● **SET PROBLEM**
Repeat all of the data precisely.

------------

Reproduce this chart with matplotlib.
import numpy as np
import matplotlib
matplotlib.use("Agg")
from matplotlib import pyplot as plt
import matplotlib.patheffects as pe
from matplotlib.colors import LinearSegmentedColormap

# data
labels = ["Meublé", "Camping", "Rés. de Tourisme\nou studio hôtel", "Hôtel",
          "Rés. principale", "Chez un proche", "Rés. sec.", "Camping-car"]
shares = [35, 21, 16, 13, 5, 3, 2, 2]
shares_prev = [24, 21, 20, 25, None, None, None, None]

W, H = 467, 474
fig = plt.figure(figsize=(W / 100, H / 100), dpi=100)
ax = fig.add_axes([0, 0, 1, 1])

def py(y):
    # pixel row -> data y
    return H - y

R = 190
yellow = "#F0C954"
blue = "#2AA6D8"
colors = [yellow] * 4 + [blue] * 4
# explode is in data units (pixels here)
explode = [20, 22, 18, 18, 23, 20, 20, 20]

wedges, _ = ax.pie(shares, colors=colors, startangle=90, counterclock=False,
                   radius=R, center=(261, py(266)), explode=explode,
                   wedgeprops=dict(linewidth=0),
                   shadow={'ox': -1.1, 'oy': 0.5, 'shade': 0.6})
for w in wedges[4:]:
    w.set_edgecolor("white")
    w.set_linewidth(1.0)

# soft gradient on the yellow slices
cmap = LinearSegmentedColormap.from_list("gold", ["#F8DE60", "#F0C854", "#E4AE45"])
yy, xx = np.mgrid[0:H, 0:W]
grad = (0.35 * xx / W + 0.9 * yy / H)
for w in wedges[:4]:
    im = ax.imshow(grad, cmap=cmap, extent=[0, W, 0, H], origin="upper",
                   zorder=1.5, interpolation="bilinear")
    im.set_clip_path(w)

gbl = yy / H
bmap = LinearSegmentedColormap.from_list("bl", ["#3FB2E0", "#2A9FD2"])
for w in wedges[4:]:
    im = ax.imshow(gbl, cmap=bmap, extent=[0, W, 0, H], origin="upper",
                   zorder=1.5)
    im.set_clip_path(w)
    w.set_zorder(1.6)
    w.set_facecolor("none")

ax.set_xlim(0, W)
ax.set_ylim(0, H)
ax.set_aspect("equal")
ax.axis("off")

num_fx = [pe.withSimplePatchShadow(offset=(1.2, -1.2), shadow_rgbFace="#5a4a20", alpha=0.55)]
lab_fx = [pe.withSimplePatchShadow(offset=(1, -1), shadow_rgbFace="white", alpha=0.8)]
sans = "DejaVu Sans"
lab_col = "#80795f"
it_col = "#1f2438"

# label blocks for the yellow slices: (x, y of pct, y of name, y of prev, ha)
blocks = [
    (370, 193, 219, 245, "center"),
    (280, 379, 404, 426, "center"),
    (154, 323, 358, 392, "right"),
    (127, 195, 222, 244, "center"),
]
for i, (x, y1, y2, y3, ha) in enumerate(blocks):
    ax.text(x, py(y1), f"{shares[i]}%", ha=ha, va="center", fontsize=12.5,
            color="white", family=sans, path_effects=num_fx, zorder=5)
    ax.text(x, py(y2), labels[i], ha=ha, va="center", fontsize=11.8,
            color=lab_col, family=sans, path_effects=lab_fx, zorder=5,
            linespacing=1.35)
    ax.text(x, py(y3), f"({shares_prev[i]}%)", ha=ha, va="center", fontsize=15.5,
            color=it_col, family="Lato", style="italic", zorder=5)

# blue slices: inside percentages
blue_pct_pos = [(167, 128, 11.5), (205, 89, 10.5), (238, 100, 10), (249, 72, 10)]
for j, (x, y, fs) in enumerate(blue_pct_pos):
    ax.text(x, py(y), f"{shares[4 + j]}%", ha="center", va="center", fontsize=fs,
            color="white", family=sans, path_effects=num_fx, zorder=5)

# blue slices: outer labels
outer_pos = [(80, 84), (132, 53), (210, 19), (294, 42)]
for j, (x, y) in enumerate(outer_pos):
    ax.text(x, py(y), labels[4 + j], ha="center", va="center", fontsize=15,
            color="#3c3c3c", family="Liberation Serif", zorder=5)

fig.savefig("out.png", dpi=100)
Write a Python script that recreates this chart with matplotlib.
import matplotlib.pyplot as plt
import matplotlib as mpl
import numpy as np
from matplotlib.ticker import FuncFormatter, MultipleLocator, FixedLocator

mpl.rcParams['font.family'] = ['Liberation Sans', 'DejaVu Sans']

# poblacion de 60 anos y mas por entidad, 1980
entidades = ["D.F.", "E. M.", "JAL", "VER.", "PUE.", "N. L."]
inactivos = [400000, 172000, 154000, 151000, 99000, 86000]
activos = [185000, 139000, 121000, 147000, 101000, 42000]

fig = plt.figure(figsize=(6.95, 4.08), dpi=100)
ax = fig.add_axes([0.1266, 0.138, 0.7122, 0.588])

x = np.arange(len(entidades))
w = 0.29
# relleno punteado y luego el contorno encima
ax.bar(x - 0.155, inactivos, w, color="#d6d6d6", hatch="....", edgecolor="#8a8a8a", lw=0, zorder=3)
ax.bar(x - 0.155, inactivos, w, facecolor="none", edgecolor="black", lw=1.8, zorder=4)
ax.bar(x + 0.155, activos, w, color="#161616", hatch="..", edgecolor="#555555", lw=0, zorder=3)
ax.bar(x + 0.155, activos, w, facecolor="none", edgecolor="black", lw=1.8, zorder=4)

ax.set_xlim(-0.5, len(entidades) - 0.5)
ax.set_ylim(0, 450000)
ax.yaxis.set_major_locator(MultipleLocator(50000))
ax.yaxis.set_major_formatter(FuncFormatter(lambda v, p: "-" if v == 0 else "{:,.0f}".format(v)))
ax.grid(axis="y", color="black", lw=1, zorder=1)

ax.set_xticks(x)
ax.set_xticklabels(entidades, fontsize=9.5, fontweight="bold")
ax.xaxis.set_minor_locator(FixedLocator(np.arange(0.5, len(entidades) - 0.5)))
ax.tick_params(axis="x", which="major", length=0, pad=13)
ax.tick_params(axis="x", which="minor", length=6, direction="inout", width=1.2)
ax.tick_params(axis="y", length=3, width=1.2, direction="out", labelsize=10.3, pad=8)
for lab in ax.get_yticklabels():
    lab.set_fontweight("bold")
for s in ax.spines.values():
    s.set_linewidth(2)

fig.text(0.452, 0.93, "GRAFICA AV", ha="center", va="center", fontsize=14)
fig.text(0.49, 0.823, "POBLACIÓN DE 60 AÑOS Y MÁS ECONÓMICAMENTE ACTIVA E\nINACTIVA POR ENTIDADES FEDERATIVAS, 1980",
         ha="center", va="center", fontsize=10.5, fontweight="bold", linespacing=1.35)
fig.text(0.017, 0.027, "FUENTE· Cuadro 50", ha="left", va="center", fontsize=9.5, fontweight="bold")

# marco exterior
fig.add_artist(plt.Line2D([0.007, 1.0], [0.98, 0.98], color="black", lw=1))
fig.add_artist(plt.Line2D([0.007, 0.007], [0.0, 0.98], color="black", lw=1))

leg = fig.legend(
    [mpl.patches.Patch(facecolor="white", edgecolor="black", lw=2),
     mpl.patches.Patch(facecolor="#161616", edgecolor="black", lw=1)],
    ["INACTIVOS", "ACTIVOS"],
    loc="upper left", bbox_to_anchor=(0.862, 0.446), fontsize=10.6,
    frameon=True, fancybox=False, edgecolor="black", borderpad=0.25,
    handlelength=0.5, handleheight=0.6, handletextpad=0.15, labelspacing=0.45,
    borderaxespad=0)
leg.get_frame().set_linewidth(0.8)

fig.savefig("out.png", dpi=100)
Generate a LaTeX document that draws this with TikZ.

------------

● **EXERCISE OUTPUT**
Reproduce this chart with matplotlib.
import numpy as np
import matplotlib
matplotlib.use("Agg")
from matplotlib import pyplot as plt
import matplotlib.patheffects as pe
from matplotlib.colors import LinearSegmentedColormap

# data
labels = ["Meublé", "Camping", "Rés. de Tourisme\nou studio hôtel", "Hôtel",
          "Rés. principale", "Chez un proche", "Rés. sec.", "Camping-car"]
shares = [35, 21, 16, 13, 5, 3, 2, 2]
shares_prev = [24, 21, 20, 25, None, None, None, None]

W, H = 467, 474
fig = plt.figure(figsize=(W / 100, H / 100), dpi=100)
ax = fig.add_axes([0, 0, 1, 1])

def py(y):
    # pixel row -> data y
    return H - y

R = 190
yellow = "#F0C954"
blue = "#2AA6D8"
colors = [yellow] * 4 + [blue] * 4
# explode is in data units (pixels here)
explode = [20, 22, 18, 18, 23, 20, 20, 20]

wedges, _ = ax.pie(shares, colors=colors, startangle=90, counterclock=False,
                   radius=R, center=(261, py(266)), explode=explode,
                   wedgeprops=dict(linewidth=0),
                   shadow={'ox': -1.1, 'oy': 0.5, 'shade': 0.6})
for w in wedges[4:]:
    w.set_edgecolor("white")
    w.set_linewidth(1.0)

# soft gradient on the yellow slices
cmap = LinearSegmentedColormap.from_list("gold", ["#F8DE60", "#F0C854", "#E4AE45"])
yy, xx = np.mgrid[0:H, 0:W]
grad = (0.35 * xx / W + 0.9 * yy / H)
for w in wedges[:4]:
    im = ax.imshow(grad, cmap=cmap, extent=[0, W, 0, H], origin="upper",
                   zorder=1.5, interpolation="bilinear")
    im.set_clip_path(w)

gbl = yy / H
bmap = LinearSegmentedColormap.from_list("bl", ["#3FB2E0", "#2A9FD2"])
for w in wedges[4:]:
    im = ax.imshow(gbl, cmap=bmap, extent=[0, W, 0, H], origin="upper",
                   zorder=1.5)
    im.set_clip_path(w)
    w.set_zorder(1.6)
    w.set_facecolor("none")

ax.set_xlim(0, W)
ax.set_ylim(0, H)
ax.set_aspect("equal")
ax.axis("off")

num_fx = [pe.withSimplePatchShadow(offset=(1.2, -1.2), shadow_rgbFace="#5a4a20", alpha=0.55)]
lab_fx = [pe.withSimplePatchShadow(offset=(1, -1), shadow_rgbFace="white", alpha=0.8)]
sans = "DejaVu Sans"
lab_col = "#80795f"
it_col = "#1f2438"

# label blocks for the yellow slices: (x, y of pct, y of name, y of prev, ha)
blocks = [
    (370, 193, 219, 245, "center"),
    (280, 379, 404, 426, "center"),
    (154, 323, 358, 392, "right"),
    (127, 195, 222, 244, "center"),
]
for i, (x, y1, y2, y3, ha) in enumerate(blocks):
    ax.text(x, py(y1), f"{shares[i]}%", ha=ha, va="center", fontsize=12.5,
            color="white", family=sans, path_effects=num_fx, zorder=5)
    ax.text(x, py(y2), labels[i], ha=ha, va="center", fontsize=11.8,
            color=lab_col, family=sans, path_effects=lab_fx, zorder=5,
            linespacing=1.35)
    ax.text(x, py(y3), f"({shares_prev[i]}%)", ha=ha, va="center", fontsize=15.5,
            color=it_col, family="Lato", style="italic", zorder=5)

# blue slices: inside percentages
blue_pct_pos = [(167, 128, 11.5), (205, 89, 10.5), (238, 100, 10), (249, 72, 10)]
for j, (x, y, fs) in enumerate(blue_pct_pos):
    ax.text(x, py(y), f"{shares[4 + j]}%", ha="center", va="center", fontsize=fs,
            color="white", family=sans, path_effects=num_fx, zorder=5)

# blue slices: outer labels
outer_pos = [(80, 84), (132, 53), (210, 19), (294, 42)]
for j, (x, y) in enumerate(outer_pos):
    ax.text(x, py(y), labels[4 + j], ha="center", va="center", fontsize=15,
            color="#3c3c3c", family="Liberation Serif", zorder=5)

fig.savefig("out.png", dpi=100)
Write a Python script that recreates this chart with matplotlib.
import matplotlib.pyplot as plt
import matplotlib as mpl
import numpy as np
from matplotlib.ticker import FuncFormatter, MultipleLocator, FixedLocator

mpl.rcParams['font.family'] = ['Liberation Sans', 'DejaVu Sans']

# poblacion de 60 anos y mas por entidad, 1980
entidades = ["D.F.", "E. M.", "JAL", "VER.", "PUE.", "N. L."]
inactivos = [400000, 172000, 154000, 151000, 99000, 86000]
activos = [185000, 139000, 121000, 147000, 101000, 42000]

fig = plt.figure(figsize=(6.95, 4.08), dpi=100)
ax = fig.add_axes([0.1266, 0.138, 0.7122, 0.588])

x = np.arange(len(entidades))
w = 0.29
# relleno punteado y luego el contorno encima
ax.bar(x - 0.155, inactivos, w, color="#d6d6d6", hatch="....", edgecolor="#8a8a8a", lw=0, zorder=3)
ax.bar(x - 0.155, inactivos, w, facecolor="none", edgecolor="black", lw=1.8, zorder=4)
ax.bar(x + 0.155, activos, w, color="#161616", hatch="..", edgecolor="#555555", lw=0, zorder=3)
ax.bar(x + 0.155, activos, w, facecolor="none", edgecolor="black", lw=1.8, zorder=4)

ax.set_xlim(-0.5, len(entidades) - 0.5)
ax.set_ylim(0, 450000)
ax.yaxis.set_major_locator(MultipleLocator(50000))
ax.yaxis.set_major_formatter(FuncFormatter(lambda v, p: "-" if v == 0 else "{:,.0f}".format(v)))
ax.grid(axis="y", color="black", lw=1, zorder=1)

ax.set_xticks(x)
ax.set_xticklabels(entidades, fontsize=9.5, fontweight="bold")
ax.xaxis.set_minor_locator(FixedLocator(np.arange(0.5, len(entidades) - 0.5)))
ax.tick_params(axis="x", which="major", length=0, pad=13)
ax.tick_params(axis="x", which="minor", length=6, direction="inout", width=1.2)
ax.tick_params(axis="y", length=3, width=1.2, direction="out", labelsize=10.3, pad=8)
for lab in ax.get_yticklabels():
    lab.set_fontweight("bold")
for s in ax.spines.values():
    s.set_linewidth(2)

fig.text(0.452, 0.93, "GRAFICA AV", ha="center", va="center", fontsize=14)
fig.text(0.49, 0.823, "POBLACIÓN DE 60 AÑOS Y MÁS ECONÓMICAMENTE ACTIVA E\nINACTIVA POR ENTIDADES FEDERATIVAS, 1980",
         ha="center", va="center", fontsize=10.5, fontweight="bold", linespacing=1.35)
fig.text(0.017, 0.027, "FUENTE· Cuadro 50", ha="left", va="center", fontsize=9.5, fontweight="bold")

# marco exterior
fig.add_artist(plt.Line2D([0.007, 1.0], [0.98, 0.98], color="black", lw=1))
fig.add_artist(plt.Line2D([0.007, 0.007], [0.0, 0.98], color="black", lw=1))

leg = fig.legend(
    [mpl.patches.Patch(facecolor="white", edgecolor="black", lw=2),
     mpl.patches.Patch(facecolor="#161616", edgecolor="black", lw=1)],
    ["INACTIVOS", "ACTIVOS"],
    loc="upper left", bbox_to_anchor=(0.862, 0.446), fontsize=10.6,
    frameon=True, fancybox=False, edgecolor="black", borderpad=0.25,
    handlelength=0.5, handleheight=0.6, handletextpad=0.15, labelspacing=0.45,
    borderaxespad=0)
leg.get_frame().set_linewidth(0.8)

fig.savefig("out.png", dpi=100)
Generate a LaTeX document that draws this with TikZ.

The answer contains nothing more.